■ **Given exercise**
Pictures in the data below are not part of the copy; transcribe everything else exactly.

■ **Provided material**
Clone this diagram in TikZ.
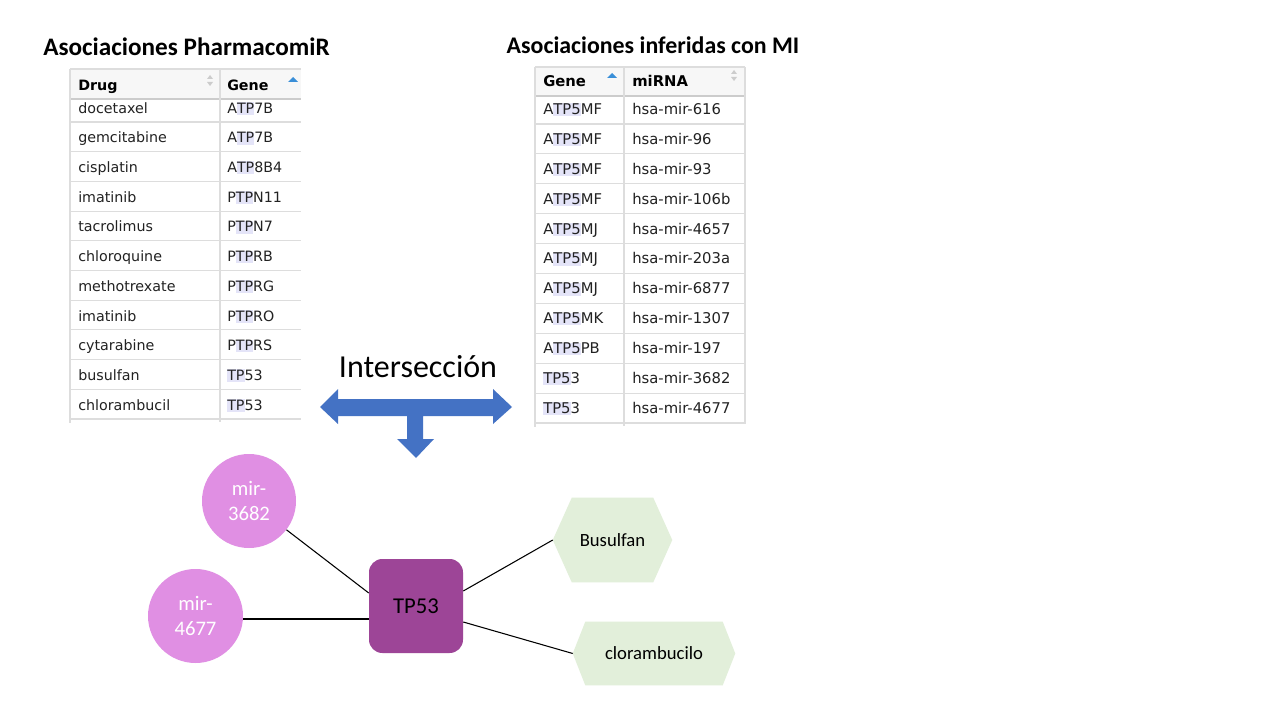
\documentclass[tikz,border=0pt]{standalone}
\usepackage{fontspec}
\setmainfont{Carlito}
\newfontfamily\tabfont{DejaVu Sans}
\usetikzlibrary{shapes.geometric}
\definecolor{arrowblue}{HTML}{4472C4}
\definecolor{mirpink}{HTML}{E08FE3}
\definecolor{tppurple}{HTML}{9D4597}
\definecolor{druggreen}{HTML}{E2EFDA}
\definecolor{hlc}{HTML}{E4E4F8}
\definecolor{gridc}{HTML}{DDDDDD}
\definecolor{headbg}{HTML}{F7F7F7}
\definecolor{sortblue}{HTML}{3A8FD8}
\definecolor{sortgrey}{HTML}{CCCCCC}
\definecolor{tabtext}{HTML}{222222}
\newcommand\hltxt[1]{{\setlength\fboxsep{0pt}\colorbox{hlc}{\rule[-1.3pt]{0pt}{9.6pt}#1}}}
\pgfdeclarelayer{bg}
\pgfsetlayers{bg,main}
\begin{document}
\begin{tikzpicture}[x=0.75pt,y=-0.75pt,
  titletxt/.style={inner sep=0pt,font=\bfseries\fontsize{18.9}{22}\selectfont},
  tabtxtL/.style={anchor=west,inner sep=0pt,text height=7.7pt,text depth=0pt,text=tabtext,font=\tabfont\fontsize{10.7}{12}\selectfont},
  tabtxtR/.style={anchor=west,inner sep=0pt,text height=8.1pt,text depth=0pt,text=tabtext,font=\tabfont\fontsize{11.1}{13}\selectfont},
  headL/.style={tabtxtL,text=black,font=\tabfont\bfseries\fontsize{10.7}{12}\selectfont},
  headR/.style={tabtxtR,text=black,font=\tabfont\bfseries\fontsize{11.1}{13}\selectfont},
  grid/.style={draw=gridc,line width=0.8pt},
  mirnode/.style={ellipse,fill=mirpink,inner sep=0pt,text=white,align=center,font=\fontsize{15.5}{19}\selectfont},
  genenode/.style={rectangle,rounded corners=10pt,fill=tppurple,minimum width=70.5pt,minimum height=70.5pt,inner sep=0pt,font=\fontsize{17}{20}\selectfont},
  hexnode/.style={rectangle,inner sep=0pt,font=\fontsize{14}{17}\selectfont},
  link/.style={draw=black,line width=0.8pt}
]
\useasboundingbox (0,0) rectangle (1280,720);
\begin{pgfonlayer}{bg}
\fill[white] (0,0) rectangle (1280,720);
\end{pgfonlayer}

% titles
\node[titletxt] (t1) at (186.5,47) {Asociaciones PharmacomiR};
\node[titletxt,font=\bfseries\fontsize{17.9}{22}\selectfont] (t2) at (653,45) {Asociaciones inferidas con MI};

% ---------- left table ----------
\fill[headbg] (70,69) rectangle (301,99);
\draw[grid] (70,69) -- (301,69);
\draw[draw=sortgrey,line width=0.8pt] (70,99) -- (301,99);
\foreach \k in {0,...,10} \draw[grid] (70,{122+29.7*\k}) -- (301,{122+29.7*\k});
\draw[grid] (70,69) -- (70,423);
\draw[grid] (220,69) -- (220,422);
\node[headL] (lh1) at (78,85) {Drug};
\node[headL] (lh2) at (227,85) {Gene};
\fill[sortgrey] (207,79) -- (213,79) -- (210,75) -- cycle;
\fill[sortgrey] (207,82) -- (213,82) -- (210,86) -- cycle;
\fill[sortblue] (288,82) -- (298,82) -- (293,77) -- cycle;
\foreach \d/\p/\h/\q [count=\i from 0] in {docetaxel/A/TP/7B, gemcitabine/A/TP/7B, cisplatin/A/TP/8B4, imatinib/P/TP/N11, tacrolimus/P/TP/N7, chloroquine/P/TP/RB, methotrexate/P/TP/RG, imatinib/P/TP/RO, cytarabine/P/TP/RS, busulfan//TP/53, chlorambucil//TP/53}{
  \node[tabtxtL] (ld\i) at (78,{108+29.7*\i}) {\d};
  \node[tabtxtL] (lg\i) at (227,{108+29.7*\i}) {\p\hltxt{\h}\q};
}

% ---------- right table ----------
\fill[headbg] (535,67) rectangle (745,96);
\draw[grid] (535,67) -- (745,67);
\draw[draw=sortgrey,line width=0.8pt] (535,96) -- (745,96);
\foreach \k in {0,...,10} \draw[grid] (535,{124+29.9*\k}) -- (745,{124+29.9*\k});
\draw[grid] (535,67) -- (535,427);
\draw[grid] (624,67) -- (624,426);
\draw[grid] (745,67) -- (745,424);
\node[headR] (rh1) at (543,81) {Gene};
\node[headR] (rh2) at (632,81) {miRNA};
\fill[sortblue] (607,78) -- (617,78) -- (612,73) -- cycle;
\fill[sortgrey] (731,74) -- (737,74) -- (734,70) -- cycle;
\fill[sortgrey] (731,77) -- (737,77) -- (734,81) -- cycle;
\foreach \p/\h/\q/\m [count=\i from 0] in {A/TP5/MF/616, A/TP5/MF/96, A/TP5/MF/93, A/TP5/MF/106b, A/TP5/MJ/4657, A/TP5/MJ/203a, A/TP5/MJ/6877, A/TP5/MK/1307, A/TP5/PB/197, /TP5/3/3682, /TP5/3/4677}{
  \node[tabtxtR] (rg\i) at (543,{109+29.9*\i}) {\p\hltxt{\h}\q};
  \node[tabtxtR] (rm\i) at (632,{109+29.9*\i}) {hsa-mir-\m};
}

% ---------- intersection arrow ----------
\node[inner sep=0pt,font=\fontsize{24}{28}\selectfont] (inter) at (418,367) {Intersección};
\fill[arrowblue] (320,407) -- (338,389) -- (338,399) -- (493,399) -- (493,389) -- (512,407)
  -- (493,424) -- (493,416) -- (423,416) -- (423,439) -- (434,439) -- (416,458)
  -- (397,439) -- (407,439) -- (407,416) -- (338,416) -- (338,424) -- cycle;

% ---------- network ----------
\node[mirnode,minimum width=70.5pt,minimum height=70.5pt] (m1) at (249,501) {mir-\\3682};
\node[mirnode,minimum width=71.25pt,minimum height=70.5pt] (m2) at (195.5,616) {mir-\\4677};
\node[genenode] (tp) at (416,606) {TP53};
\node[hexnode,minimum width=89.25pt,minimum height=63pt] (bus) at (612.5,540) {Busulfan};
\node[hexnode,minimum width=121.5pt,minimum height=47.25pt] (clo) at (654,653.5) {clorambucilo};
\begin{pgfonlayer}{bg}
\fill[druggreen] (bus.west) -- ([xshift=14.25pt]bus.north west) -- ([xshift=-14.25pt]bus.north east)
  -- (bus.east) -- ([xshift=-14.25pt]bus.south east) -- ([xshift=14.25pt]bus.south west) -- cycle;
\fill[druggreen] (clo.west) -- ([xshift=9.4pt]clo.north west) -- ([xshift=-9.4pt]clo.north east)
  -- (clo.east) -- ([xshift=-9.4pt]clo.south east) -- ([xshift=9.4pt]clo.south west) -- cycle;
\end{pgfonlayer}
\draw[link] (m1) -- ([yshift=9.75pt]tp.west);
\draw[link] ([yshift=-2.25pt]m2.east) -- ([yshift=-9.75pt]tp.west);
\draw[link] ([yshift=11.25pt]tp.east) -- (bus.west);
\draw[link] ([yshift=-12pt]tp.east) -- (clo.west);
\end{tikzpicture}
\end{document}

■ **Reply**
Clone this diagram in TikZ.
\documentclass[tikz,border=0pt]{standalone}
\usepackage{fontspec}
\setmainfont{Carlito}
\newfontfamily\tabfont{DejaVu Sans}
\usetikzlibrary{shapes.geometric}
\definecolor{arrowblue}{HTML}{4472C4}
\definecolor{mirpink}{HTML}{E08FE3}
\definecolor{tppurple}{HTML}{9D4597}
\definecolor{druggreen}{HTML}{E2EFDA}
\definecolor{hlc}{HTML}{E4E4F8}
\definecolor{gridc}{HTML}{DDDDDD}
\definecolor{headbg}{HTML}{F7F7F7}
\definecolor{sortblue}{HTML}{3A8FD8}
\definecolor{sortgrey}{HTML}{CCCCCC}
\definecolor{tabtext}{HTML}{222222}
\newcommand\hltxt[1]{{\setlength\fboxsep{0pt}\colorbox{hlc}{\rule[-1.3pt]{0pt}{9.6pt}#1}}}
\pgfdeclarelayer{bg}
\pgfsetlayers{bg,main}
\begin{document}
\begin{tikzpicture}[x=0.75pt,y=-0.75pt,
  titletxt/.style={inner sep=0pt,font=\bfseries\fontsize{18.9}{22}\selectfont},
  tabtxtL/.style={anchor=west,inner sep=0pt,text height=7.7pt,text depth=0pt,text=tabtext,font=\tabfont\fontsize{10.7}{12}\selectfont},
  tabtxtR/.style={anchor=west,inner sep=0pt,text height=8.1pt,text depth=0pt,text=tabtext,font=\tabfont\fontsize{11.1}{13}\selectfont},
  headL/.style={tabtxtL,text=black,font=\tabfont\bfseries\fontsize{10.7}{12}\selectfont},
  headR/.style={tabtxtR,text=black,font=\tabfont\bfseries\fontsize{11.1}{13}\selectfont},
  grid/.style={draw=gridc,line width=0.8pt},
  mirnode/.style={ellipse,fill=mirpink,inner sep=0pt,text=white,align=center,font=\fontsize{15.5}{19}\selectfont},
  genenode/.style={rectangle,rounded corners=10pt,fill=tppurple,minimum width=70.5pt,minimum height=70.5pt,inner sep=0pt,font=\fontsize{17}{20}\selectfont},
  hexnode/.style={rectangle,inner sep=0pt,font=\fontsize{14}{17}\selectfont},
  link/.style={draw=black,line width=0.8pt}
]
\useasboundingbox (0,0) rectangle (1280,720);
\begin{pgfonlayer}{bg}
\fill[white] (0,0) rectangle (1280,720);
\end{pgfonlayer}

% titles
\node[titletxt] (t1) at (186.5,47) {Asociaciones PharmacomiR};
\node[titletxt,font=\bfseries\fontsize{17.9}{22}\selectfont] (t2) at (653,45) {Asociaciones inferidas con MI};

% ---------- left table ----------
\fill[headbg] (70,69) rectangle (301,99);
\draw[grid] (70,69) -- (301,69);
\draw[draw=sortgrey,line width=0.8pt] (70,99) -- (301,99);
\foreach \k in {0,...,10} \draw[grid] (70,{122+29.7*\k}) -- (301,{122+29.7*\k});
\draw[grid] (70,69) -- (70,423);
\draw[grid] (220,69) -- (220,422);
\node[headL] (lh1) at (78,85) {Drug};
\node[headL] (lh2) at (227,85) {Gene};
\fill[sortgrey] (207,79) -- (213,79) -- (210,75) -- cycle;
\fill[sortgrey] (207,82) -- (213,82) -- (210,86) -- cycle;
\fill[sortblue] (288,82) -- (298,82) -- (293,77) -- cycle;
\foreach \d/\p/\h/\q [count=\i from 0] in {docetaxel/A/TP/7B, gemcitabine/A/TP/7B, cisplatin/A/TP/8B4, imatinib/P/TP/N11, tacrolimus/P/TP/N7, chloroquine/P/TP/RB, methotrexate/P/TP/RG, imatinib/P/TP/RO, cytarabine/P/TP/RS, busulfan//TP/53, chlorambucil//TP/53}{
  \node[tabtxtL] (ld\i) at (78,{108+29.7*\i}) {\d};
  \node[tabtxtL] (lg\i) at (227,{108+29.7*\i}) {\p\hltxt{\h}\q};
}

% ---------- right table ----------
\fill[headbg] (535,67) rectangle (745,96);
\draw[grid] (535,67) -- (745,67);
\draw[draw=sortgrey,line width=0.8pt] (535,96) -- (745,96);
\foreach \k in {0,...,10} \draw[grid] (535,{124+29.9*\k}) -- (745,{124+29.9*\k});
\draw[grid] (535,67) -- (535,427);
\draw[grid] (624,67) -- (624,426);
\draw[grid] (745,67) -- (745,424);
\node[headR] (rh1) at (543,81) {Gene};
\node[headR] (rh2) at (632,81) {miRNA};
\fill[sortblue] (607,78) -- (617,78) -- (612,73) -- cycle;
\fill[sortgrey] (731,74) -- (737,74) -- (734,70) -- cycle;
\fill[sortgrey] (731,77) -- (737,77) -- (734,81) -- cycle;
\foreach \p/\h/\q/\m [count=\i from 0] in {A/TP5/MF/616, A/TP5/MF/96, A/TP5/MF/93, A/TP5/MF/106b, A/TP5/MJ/4657, A/TP5/MJ/203a, A/TP5/MJ/6877, A/TP5/MK/1307, A/TP5/PB/197, /TP5/3/3682, /TP5/3/4677}{
  \node[tabtxtR] (rg\i) at (543,{109+29.9*\i}) {\p\hltxt{\h}\q};
  \node[tabtxtR] (rm\i) at (632,{109+29.9*\i}) {hsa-mir-\m};
}

% ---------- intersection arrow ----------
\node[inner sep=0pt,font=\fontsize{24}{28}\selectfont] (inter) at (418,367) {Intersección};
\fill[arrowblue] (320,407) -- (338,389) -- (338,399) -- (493,399) -- (493,389) -- (512,407)
  -- (493,424) -- (493,416) -- (423,416) -- (423,439) -- (434,439) -- (416,458)
  -- (397,439) -- (407,439) -- (407,416) -- (338,416) -- (338,424) -- cycle;

% ---------- network ----------
\node[mirnode,minimum width=70.5pt,minimum height=70.5pt] (m1) at (249,501) {mir-\\3682};
\node[mirnode,minimum width=71.25pt,minimum height=70.5pt] (m2) at (195.5,616) {mir-\\4677};
\node[genenode] (tp) at (416,606) {TP53};
\node[hexnode,minimum width=89.25pt,minimum height=63pt] (bus) at (612.5,540) {Busulfan};
\node[hexnode,minimum width=121.5pt,minimum height=47.25pt] (clo) at (654,653.5) {clorambucilo};
\begin{pgfonlayer}{bg}
\fill[druggreen] (bus.west) -- ([xshift=14.25pt]bus.north west) -- ([xshift=-14.25pt]bus.north east)
  -- (bus.east) -- ([xshift=-14.25pt]bus.south east) -- ([xshift=14.25pt]bus.south west) -- cycle;
\fill[druggreen] (clo.west) -- ([xshift=9.4pt]clo.north west) -- ([xshift=-9.4pt]clo.north east)
  -- (clo.east) -- ([xshift=-9.4pt]clo.south east) -- ([xshift=9.4pt]clo.south west) -- cycle;
\end{pgfonlayer}
\draw[link] (m1) -- ([yshift=9.75pt]tp.west);
\draw[link] ([yshift=-2.25pt]m2.east) -- ([yshift=-9.75pt]tp.west);
\draw[link] ([yshift=11.25pt]tp.east) -- (bus.west);
\draw[link] ([yshift=-12pt]tp.east) -- (clo.west);
\end{tikzpicture}
\end{document}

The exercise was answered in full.